[Begin SOURCE EXCERPT]

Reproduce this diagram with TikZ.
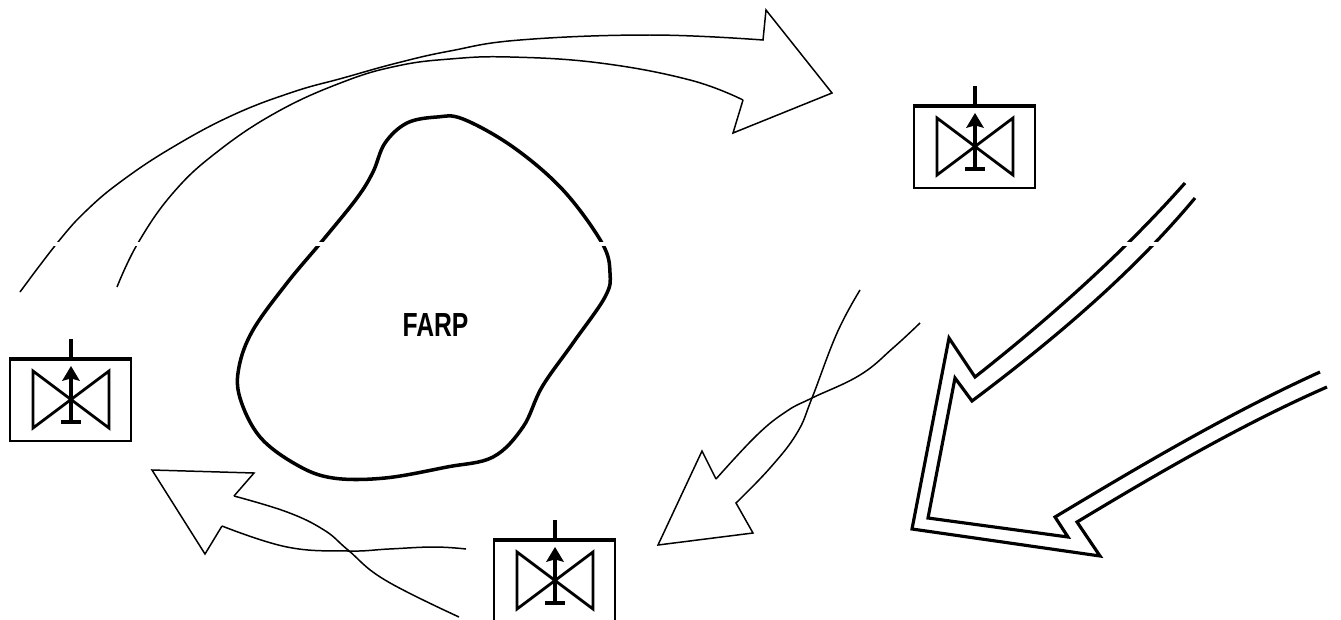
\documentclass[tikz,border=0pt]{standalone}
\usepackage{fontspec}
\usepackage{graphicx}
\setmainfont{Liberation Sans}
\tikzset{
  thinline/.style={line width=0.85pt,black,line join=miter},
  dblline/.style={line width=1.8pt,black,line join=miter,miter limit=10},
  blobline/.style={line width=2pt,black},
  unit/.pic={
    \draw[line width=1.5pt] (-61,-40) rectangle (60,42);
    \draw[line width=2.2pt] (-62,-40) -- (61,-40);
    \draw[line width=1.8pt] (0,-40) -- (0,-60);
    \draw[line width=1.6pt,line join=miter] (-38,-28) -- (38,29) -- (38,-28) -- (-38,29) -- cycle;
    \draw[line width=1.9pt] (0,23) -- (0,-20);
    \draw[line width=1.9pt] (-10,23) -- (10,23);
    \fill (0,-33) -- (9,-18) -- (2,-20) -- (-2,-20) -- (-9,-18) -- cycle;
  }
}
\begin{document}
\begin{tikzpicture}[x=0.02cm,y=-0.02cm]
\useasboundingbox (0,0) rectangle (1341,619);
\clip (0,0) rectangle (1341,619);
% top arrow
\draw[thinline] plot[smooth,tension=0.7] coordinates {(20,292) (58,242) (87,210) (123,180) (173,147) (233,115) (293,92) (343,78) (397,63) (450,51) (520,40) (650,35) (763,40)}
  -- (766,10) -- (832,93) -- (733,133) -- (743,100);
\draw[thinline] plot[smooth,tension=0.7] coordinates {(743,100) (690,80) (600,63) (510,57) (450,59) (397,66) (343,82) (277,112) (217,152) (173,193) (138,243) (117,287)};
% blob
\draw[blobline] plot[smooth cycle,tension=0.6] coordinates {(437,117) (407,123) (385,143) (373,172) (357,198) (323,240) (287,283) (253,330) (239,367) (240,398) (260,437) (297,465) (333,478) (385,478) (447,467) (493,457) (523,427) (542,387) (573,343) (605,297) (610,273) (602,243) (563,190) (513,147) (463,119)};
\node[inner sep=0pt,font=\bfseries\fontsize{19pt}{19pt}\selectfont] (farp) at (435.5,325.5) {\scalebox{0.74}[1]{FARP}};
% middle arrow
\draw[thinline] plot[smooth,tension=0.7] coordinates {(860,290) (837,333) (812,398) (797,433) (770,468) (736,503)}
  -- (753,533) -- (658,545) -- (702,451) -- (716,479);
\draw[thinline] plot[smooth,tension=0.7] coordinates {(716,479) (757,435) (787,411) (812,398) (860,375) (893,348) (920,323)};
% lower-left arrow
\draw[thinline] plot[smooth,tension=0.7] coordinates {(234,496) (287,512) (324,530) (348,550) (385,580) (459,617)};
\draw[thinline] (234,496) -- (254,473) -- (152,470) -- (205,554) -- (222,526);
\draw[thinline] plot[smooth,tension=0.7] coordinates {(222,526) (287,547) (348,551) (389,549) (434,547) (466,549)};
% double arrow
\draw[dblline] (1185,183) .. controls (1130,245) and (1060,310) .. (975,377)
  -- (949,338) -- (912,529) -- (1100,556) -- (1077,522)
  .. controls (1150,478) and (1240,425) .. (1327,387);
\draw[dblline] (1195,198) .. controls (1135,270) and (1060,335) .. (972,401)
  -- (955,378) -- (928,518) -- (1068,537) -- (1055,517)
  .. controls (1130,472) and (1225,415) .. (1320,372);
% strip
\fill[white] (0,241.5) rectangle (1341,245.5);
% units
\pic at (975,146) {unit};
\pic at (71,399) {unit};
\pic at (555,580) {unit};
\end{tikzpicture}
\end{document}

[End SOURCE EXCERPT]

[WHAT THE EXERCISE ASKS]: Restate the data above word for word. Do not include the images.

[WRITTEN REPLY]:
Reproduce this diagram with TikZ.
\documentclass[tikz,border=0pt]{standalone}
\usepackage{fontspec}
\usepackage{graphicx}
\setmainfont{Liberation Sans}
\tikzset{
  thinline/.style={line width=0.85pt,black,line join=miter},
  dblline/.style={line width=1.8pt,black,line join=miter,miter limit=10},
  blobline/.style={line width=2pt,black},
  unit/.pic={
    \draw[line width=1.5pt] (-61,-40) rectangle (60,42);
    \draw[line width=2.2pt] (-62,-40) -- (61,-40);
    \draw[line width=1.8pt] (0,-40) -- (0,-60);
    \draw[line width=1.6pt,line join=miter] (-38,-28) -- (38,29) -- (38,-28) -- (-38,29) -- cycle;
    \draw[line width=1.9pt] (0,23) -- (0,-20);
    \draw[line width=1.9pt] (-10,23) -- (10,23);
    \fill (0,-33) -- (9,-18) -- (2,-20) -- (-2,-20) -- (-9,-18) -- cycle;
  }
}
\begin{document}
\begin{tikzpicture}[x=0.02cm,y=-0.02cm]
\useasboundingbox (0,0) rectangle (1341,619);
\clip (0,0) rectangle (1341,619);
% top arrow
\draw[thinline] plot[smooth,tension=0.7] coordinates {(20,292) (58,242) (87,210) (123,180) (173,147) (233,115) (293,92) (343,78) (397,63) (450,51) (520,40) (650,35) (763,40)}
  -- (766,10) -- (832,93) -- (733,133) -- (743,100);
\draw[thinline] plot[smooth,tension=0.7] coordinates {(743,100) (690,80) (600,63) (510,57) (450,59) (397,66) (343,82) (277,112) (217,152) (173,193) (138,243) (117,287)};
% blob
\draw[blobline] plot[smooth cycle,tension=0.6] coordinates {(437,117) (407,123) (385,143) (373,172) (357,198) (323,240) (287,283) (253,330) (239,367) (240,398) (260,437) (297,465) (333,478) (385,478) (447,467) (493,457) (523,427) (542,387) (573,343) (605,297) (610,273) (602,243) (563,190) (513,147) (463,119)};
\node[inner sep=0pt,font=\bfseries\fontsize{19pt}{19pt}\selectfont] (farp) at (435.5,325.5) {\scalebox{0.74}[1]{FARP}};
% middle arrow
\draw[thinline] plot[smooth,tension=0.7] coordinates {(860,290) (837,333) (812,398) (797,433) (770,468) (736,503)}
  -- (753,533) -- (658,545) -- (702,451) -- (716,479);
\draw[thinline] plot[smooth,tension=0.7] coordinates {(716,479) (757,435) (787,411) (812,398) (860,375) (893,348) (920,323)};
% lower-left arrow
\draw[thinline] plot[smooth,tension=0.7] coordinates {(234,496) (287,512) (324,530) (348,550) (385,580) (459,617)};
\draw[thinline] (234,496) -- (254,473) -- (152,470) -- (205,554) -- (222,526);
\draw[thinline] plot[smooth,tension=0.7] coordinates {(222,526) (287,547) (348,551) (389,549) (434,547) (466,549)};
% double arrow
\draw[dblline] (1185,183) .. controls (1130,245) and (1060,310) .. (975,377)
  -- (949,338) -- (912,529) -- (1100,556) -- (1077,522)
  .. controls (1150,478) and (1240,425) .. (1327,387);
\draw[dblline] (1195,198) .. controls (1135,270) and (1060,335) .. (972,401)
  -- (955,378) -- (928,518) -- (1068,537) -- (1055,517)
  .. controls (1130,472) and (1225,415) .. (1320,372);
% strip
\fill[white] (0,241.5) rectangle (1341,245.5);
% units
\pic at (975,146) {unit};
\pic at (71,399) {unit};
\pic at (555,580) {unit};
\end{tikzpicture}
\end{document}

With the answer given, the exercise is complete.